What is asked:
Omit all pictures. Quote the lines from the one with "Reproduce this chart with matplotlib." through the end of the listing below, exactly as they appear.

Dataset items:
BEGIN

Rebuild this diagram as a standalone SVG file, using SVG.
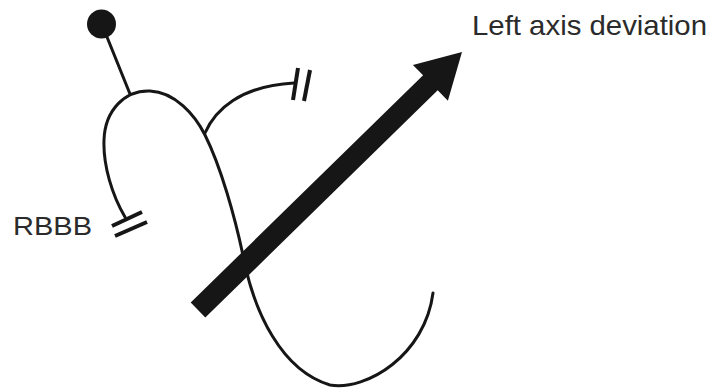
<svg xmlns="http://www.w3.org/2000/svg" width="713" height="388" viewBox="0 0 713 388">
<style>
.ln{fill:none;stroke:#161616;stroke-width:3;stroke-linecap:round}
.bar{fill:none;stroke:#161616;stroke-width:4;stroke-linecap:butt}
.lbl{font-family:"Liberation Sans",Arial,sans-serif;fill:#2b2b2b}
</style>
<rect width="713" height="388" fill="#ffffff"/>
<g id="connectors">
<line class="ln" x1="107" y1="37" x2="130" y2="94"/>
<path class="ln" d="M125,217 C112,195 103,165 104,140 C105,110 125,90 150,91 C175,92 195,115 205,135 C220,165 235,215 245,265 C255,310 280,370 330,385 C367,391 425,355 433,293"/>
<path class="ln" d="M205,133 C215,110 240,86 294,83"/>
<line class="bar" x1="112" y1="226" x2="142" y2="212"/>
<line class="bar" x1="115" y1="236" x2="147" y2="222"/>
<line class="bar" x1="298" y1="68" x2="293" y2="100"/>
<line class="bar" x1="310" y1="70" x2="304" y2="101"/>
</g>
<g id="origin-dot">
<circle cx="101.5" cy="24" r="14.5" fill="#161616"/>
</g>
<g id="axis-arrow">
<polygon fill="#161616" points="190.7,302.5 423.1,75.3 412.9,64.9 462,52 447.9,100.7 437.7,90.3 205.3,317.5"/>
</g>
<g id="label-lad">
<text class="lbl" x="472" y="35" font-size="28" textLength="235" lengthAdjust="spacingAndGlyphs">Left axis deviation</text>
</g>
<g id="label-rbbb">
<text class="lbl" x="13" y="235" font-size="25" textLength="79" lengthAdjust="spacingAndGlyphs">RBBB</text>
</g>
</svg>
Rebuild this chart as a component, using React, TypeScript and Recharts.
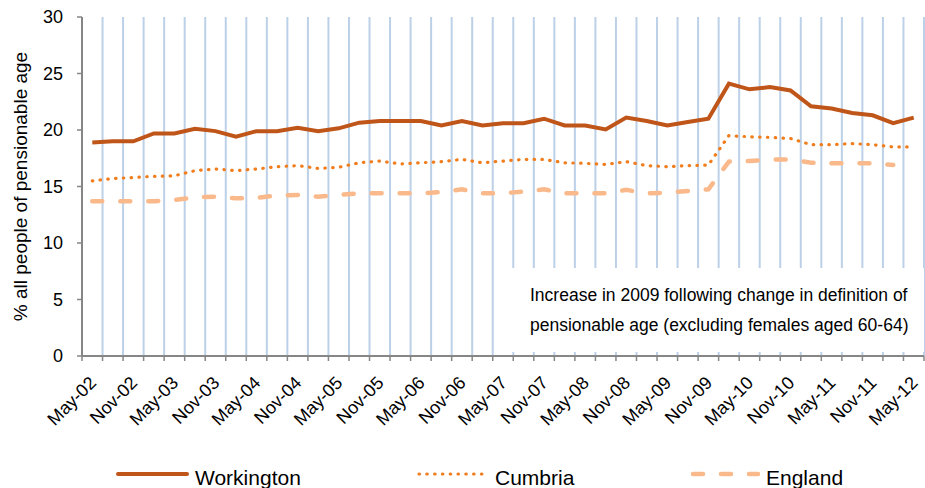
import { LineChart, Line, XAxis, YAxis, CartesianGrid } from "recharts";

const FONT = "'Liberation Sans', Arial, sans-serif";

// quarterly periods, May-02 .. May-12
const periods = [
  "May-02", "Aug-02", "Nov-02",
  "Feb-03", "May-03", "Aug-03", "Nov-03",
  "Feb-04", "May-04", "Aug-04", "Nov-04",
  "Feb-05", "May-05", "Aug-05", "Nov-05",
  "Feb-06", "May-06", "Aug-06", "Nov-06",
  "Feb-07", "May-07", "Aug-07", "Nov-07",
  "Feb-08", "May-08", "Aug-08", "Nov-08",
  "Feb-09", "May-09", "Aug-09", "Nov-09",
  "Feb-10", "May-10", "Aug-10", "Nov-10",
  "Feb-11", "May-11", "Aug-11", "Nov-11",
  "Feb-12", "May-12",
];

const workington = [
  18.9, 19.0, 19.0, 19.7, 19.7, 20.1, 19.9, 19.4, 19.9, 19.9,
  20.2, 19.9, 20.15, 20.65, 20.8, 20.8, 20.8, 20.4, 20.8, 20.4,
  20.6, 20.6, 21.0, 20.4, 20.4, 20.05, 21.1, 20.8, 20.4, 20.7,
  21.0, 24.1, 23.6, 23.8, 23.5, 22.1, 21.9, 21.5, 21.3, 20.6, 21.1,
];

const cumbria = [
  15.5, 15.7, 15.8, 15.9, 15.95, 16.4, 16.55, 16.4, 16.55, 16.75,
  16.85, 16.6, 16.7, 17.1, 17.25, 17.0, 17.1, 17.2, 17.4, 17.1,
  17.25, 17.4, 17.4, 17.1, 17.05, 16.95, 17.2, 16.85, 16.75, 16.85,
  16.9, 19.5, 19.4, 19.35, 19.25, 18.7, 18.7, 18.8, 18.7, 18.5, 18.5,
];

const england: (number | null)[] = [
  13.7, 13.7, 13.7, 13.7, 13.8, 14.05, 14.1, 13.95, 14.0, 14.2,
  14.25, 14.1, 14.25, 14.4, 14.4, 14.4, 14.4, 14.5, 14.75, 14.4,
  14.4, 14.55, 14.75, 14.4, 14.4, 14.4, 14.7, 14.4, 14.45, 14.6,
  14.75, 17.2, 17.25, 17.4, 17.4, 17.1, 17.05, 17.05, 17.05, 16.9, null,
];

const yTicks = [0, 5, 10, 15, 20, 25, 30];

const data = periods.map((p, i) => ({
  idx: i,
  period: p,
  Workington: workington[i],
  Cumbria: cumbria[i],
  England: england[i],
}));

// band edges for gridlines / tick marks, labels every half year
const edges = periods.map((_, i) => i - 0.5).concat(periods.length - 0.5);
const labelTicks = periods.map((_, i) => i).filter((i) => i % 2 === 0);

const C_WORK = "#bf5519";
const C_CUMB = "#f07d1e";
const C_ENG = "#f9b98b";

function XTick(props: any) {
  const { x, y, payload } = props;
  return (
    <g transform={`translate(${x + 5},${y + 28})`}>
      <text transform="rotate(-45)" textAnchor="end" fontSize={18} fill="#000" fontFamily={FONT}>
        {periods[payload.value]}
      </text>
    </g>
  );
}

function NoTick() {
  return null;
}

function YLabel(props: any) {
  const { viewBox } = props;
  const cy = viewBox.y + viewBox.height / 2;
  return (
    <text
      x={27}
      y={cy}
      transform={`rotate(-90 27 ${cy})`}
      textAnchor="middle"
      fontSize={19}
      fill="#000"
      fontFamily={FONT}
    >
      % all people of pensionable age
    </text>
  );
}

export default function App() {
  return (
    <div style={{ position: "absolute", left: 0, top: 0, width: 925, height: 488, background: "#fff", fontFamily: FONT }}>
      <LineChart width={925} height={488} data={data} margin={{ top: 17, right: 1, bottom: 0, left: 0 }}>
        <CartesianGrid xAxisId="grid" horizontal={false} stroke="#bcd0e8" strokeWidth={2} />
        <XAxis
          xAxisId="grid"
          type="number"
          dataKey="idx"
          domain={[-0.5, periods.length - 0.5]}
          allowDataOverflow
          ticks={edges}
          interval={0}
          tick={<NoTick />}
          tickSize={5}
          tickLine={{ stroke: "#868686", strokeWidth: 1.5 }}
          axisLine={{ stroke: "#868686", strokeWidth: 2 }}
          height={132}
        />
        <XAxis
          xAxisId="lbl"
          type="number"
          dataKey="idx"
          domain={[-0.5, periods.length - 0.5]}
          allowDataOverflow
          ticks={labelTicks}
          interval={0}
          mirror
          axisLine={false}
          tickLine={false}
          tickSize={0}
          tickMargin={0}
          tick={<XTick />}
        />
        <YAxis
          domain={[0, 30]}
          ticks={yTicks}
          interval={0}
          width={82}
          tickSize={5}
          tickMargin={14}
          axisLine={{ stroke: "#868686", strokeWidth: 2 }}
          tickLine={{ stroke: "#868686", strokeWidth: 1.5 }}
          tick={{ fill: "#000", fontSize: 18, fontFamily: FONT }}
          label={{ content: YLabel }}
        />
        <Line
          xAxisId="lbl"
          dataKey="England"
          stroke={C_ENG}
          strokeWidth={4.5}
          strokeDasharray="10 18"
          strokeLinecap="round"
          dot={false}
          isAnimationActive={false}
        />
        <Line
          xAxisId="lbl"
          dataKey="Cumbria"
          stroke={C_CUMB}
          strokeWidth={3.2}
          strokeDasharray="0.5 7.3"
          strokeLinecap="round"
          dot={false}
          isAnimationActive={false}
        />
        <Line
          xAxisId="lbl"
          dataKey="Workington"
          stroke={C_WORK}
          strokeWidth={4}
          dot={false}
          isAnimationActive={false}
        />
      </LineChart>

      <div
        style={{
          position: "absolute",
          left: 510,
          top: 268,
          width: 414,
          height: 84,
          background: "#fff",
          boxSizing: "border-box",
          paddingLeft: 20,
          paddingTop: 12,
          fontSize: 17.5,
          lineHeight: "30px",
          color: "#000",
          whiteSpace: "nowrap",
        }}
      >
        Increase in 2009 following change in definition of
        <br />
        pensionable age (excluding females aged 60-64)
      </div>

      <svg style={{ position: "absolute", left: 0, top: 448 }} width={925} height={40}>
        <line x1={118} x2={187} y1={26} y2={26} stroke={C_WORK} strokeWidth={4} strokeLinecap="round" />
        <text x={195} y={37} fontSize={21} fill="#000" fontFamily={FONT}>Workington</text>
        <line x1={419} x2={487} y1={26} y2={26} stroke={C_CUMB} strokeWidth={3.2} strokeDasharray="0.5 7.3" strokeLinecap="round" />
        <text x={495} y={37} fontSize={21} fill="#000" fontFamily={FONT}>Cumbria</text>
        <line x1={693} x2={758} y1={26} y2={26} stroke={C_ENG} strokeWidth={4.5} strokeDasharray="10 18" strokeLinecap="round" />
        <text x={766} y={37} fontSize={21} fill="#000" fontFamily={FONT}>England</text>
      </svg>
    </div>
  );
}
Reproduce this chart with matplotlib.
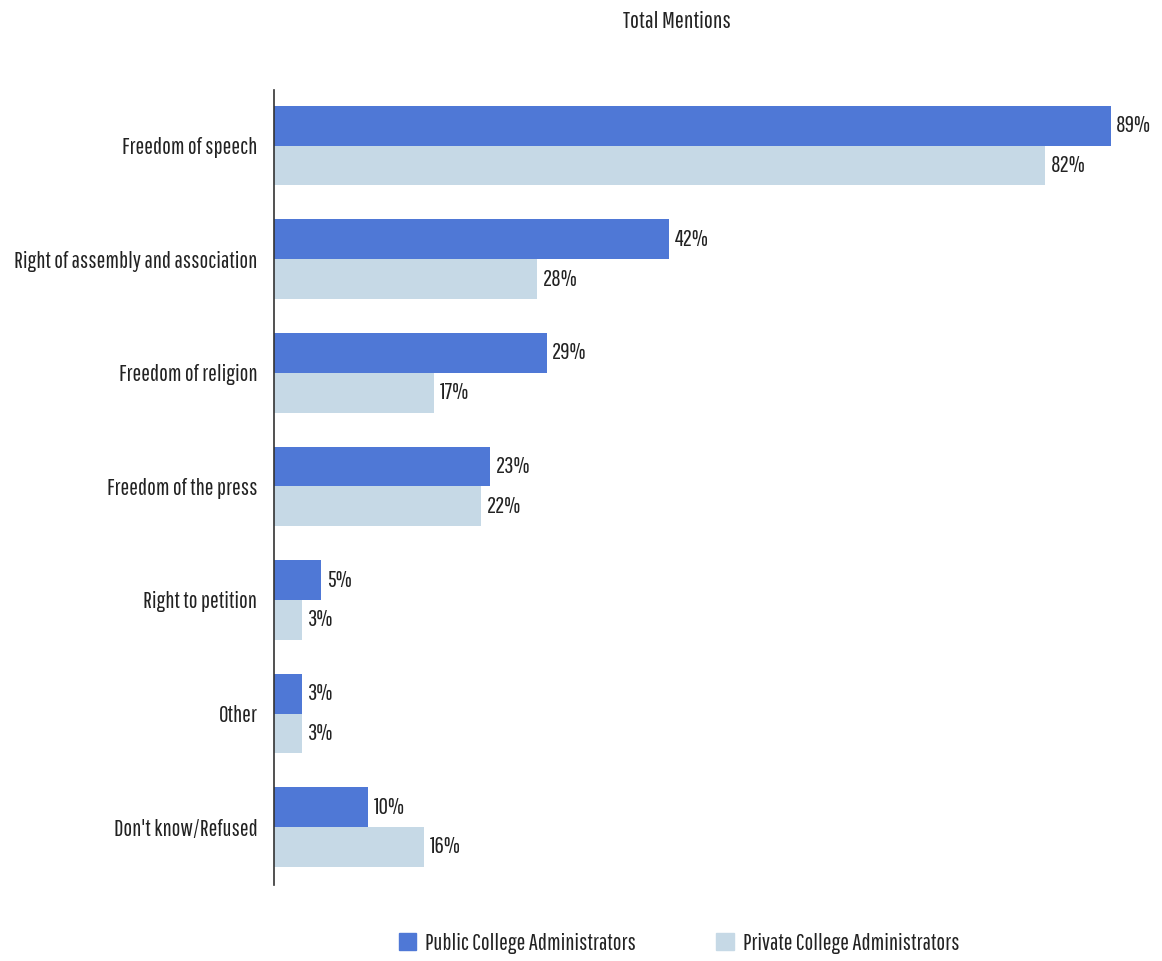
import numpy as np
import matplotlib.pyplot as plt
from matplotlib.patches import Patch

# Survey results, percent of administrators mentioning each freedom
categories = ['Freedom of speech', 'Right of assembly and association', 'Freedom of religion',
              'Freedom of the press', 'Right to petition', 'Other', "Don't know/Refused"]
public = [89, 42, 29, 23, 5, 3, 10]
private = [82, 28, 17, 22, 3, 3, 16]

blue = '#4f78d6'
light = '#c6d9e6'
ink = '#222222'
fs = 16.7

plt.rcParams['font.family'] = ['Pathway Gothic One', 'DejaVu Sans']

fig = plt.figure(figsize=(11.62, 9.61), dpi=100)
ax = fig.add_axes([274 / 1162, 76 / 961, 880 / 1162, 795 / 961])

y = np.arange(len(categories))
h = 0.35
b1 = ax.barh(y - h / 2, public, height=h, color=blue)
b2 = ax.barh(y + h / 2, private, height=h, color=light)

for bars, vals in ((b1, public), (b2, private)):
    for bar, v in zip(bars, vals):
        ax.text(bar.get_width() + 0.6, bar.get_y() + bar.get_height() / 2, f'{v}%',
                va='center', ha='left', fontsize=fs, color=ink)

ax.set_xlim(0, 880 / 9.40)
ax.set_ylim(len(categories) - 0.49, -0.49)
ax.set_yticks(y)
ax.set_yticklabels(categories, fontsize=fs, color=ink)
ax.tick_params(axis='y', length=0, pad=12)
ax.set_xticks([])
for side in ('top', 'right', 'bottom'):
    ax.spines[side].set_visible(False)
ax.spines['left'].set_color('#333333')
ax.spines['left'].set_linewidth(1.2)

fig.text(677 / 1162, 1 - 22 / 961, 'Total Mentions', ha='center', va='center',
         fontsize=fs + 0.5, color=ink)

handles = [Patch(color=blue), Patch(color=light)]
fig.legend(handles, ['Public College Administrators', 'Private College Administrators'],
           loc='center', bbox_to_anchor=(679 / 1162, 1 - 943 / 961), ncol=2, frameon=False,
           fontsize=fs, handlelength=0.75, handleheight=0.75, handletextpad=0.4,
           columnspacing=3.45, labelcolor=ink)

fig.savefig('out.png', dpi=100)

END

Result of this exercise:
Reproduce this chart with matplotlib.
import numpy as np
import matplotlib.pyplot as plt
from matplotlib.patches import Patch

# Survey results, percent of administrators mentioning each freedom
categories = ['Freedom of speech', 'Right of assembly and association', 'Freedom of religion',
              'Freedom of the press', 'Right to petition', 'Other', "Don't know/Refused"]
public = [89, 42, 29, 23, 5, 3, 10]
private = [82, 28, 17, 22, 3, 3, 16]

blue = '#4f78d6'
light = '#c6d9e6'
ink = '#222222'
fs = 16.7

plt.rcParams['font.family'] = ['Pathway Gothic One', 'DejaVu Sans']

fig = plt.figure(figsize=(11.62, 9.61), dpi=100)
ax = fig.add_axes([274 / 1162, 76 / 961, 880 / 1162, 795 / 961])

y = np.arange(len(categories))
h = 0.35
b1 = ax.barh(y - h / 2, public, height=h, color=blue)
b2 = ax.barh(y + h / 2, private, height=h, color=light)

for bars, vals in ((b1, public), (b2, private)):
    for bar, v in zip(bars, vals):
        ax.text(bar.get_width() + 0.6, bar.get_y() + bar.get_height() / 2, f'{v}%',
                va='center', ha='left', fontsize=fs, color=ink)

ax.set_xlim(0, 880 / 9.40)
ax.set_ylim(len(categories) - 0.49, -0.49)
ax.set_yticks(y)
ax.set_yticklabels(categories, fontsize=fs, color=ink)
ax.tick_params(axis='y', length=0, pad=12)
ax.set_xticks([])
for side in ('top', 'right', 'bottom'):
    ax.spines[side].set_visible(False)
ax.spines['left'].set_color('#333333')
ax.spines['left'].set_linewidth(1.2)

fig.text(677 / 1162, 1 - 22 / 961, 'Total Mentions', ha='center', va='center',
         fontsize=fs + 0.5, color=ink)

handles = [Patch(color=blue), Patch(color=light)]
fig.legend(handles, ['Public College Administrators', 'Private College Administrators'],
           loc='center', bbox_to_anchor=(679 / 1162, 1 - 943 / 961), ncol=2, frameon=False,
           fontsize=fs, handlelength=0.75, handleheight=0.75, handletextpad=0.4,
           columnspacing=3.45, labelcolor=ink)

fig.savefig('out.png', dpi=100)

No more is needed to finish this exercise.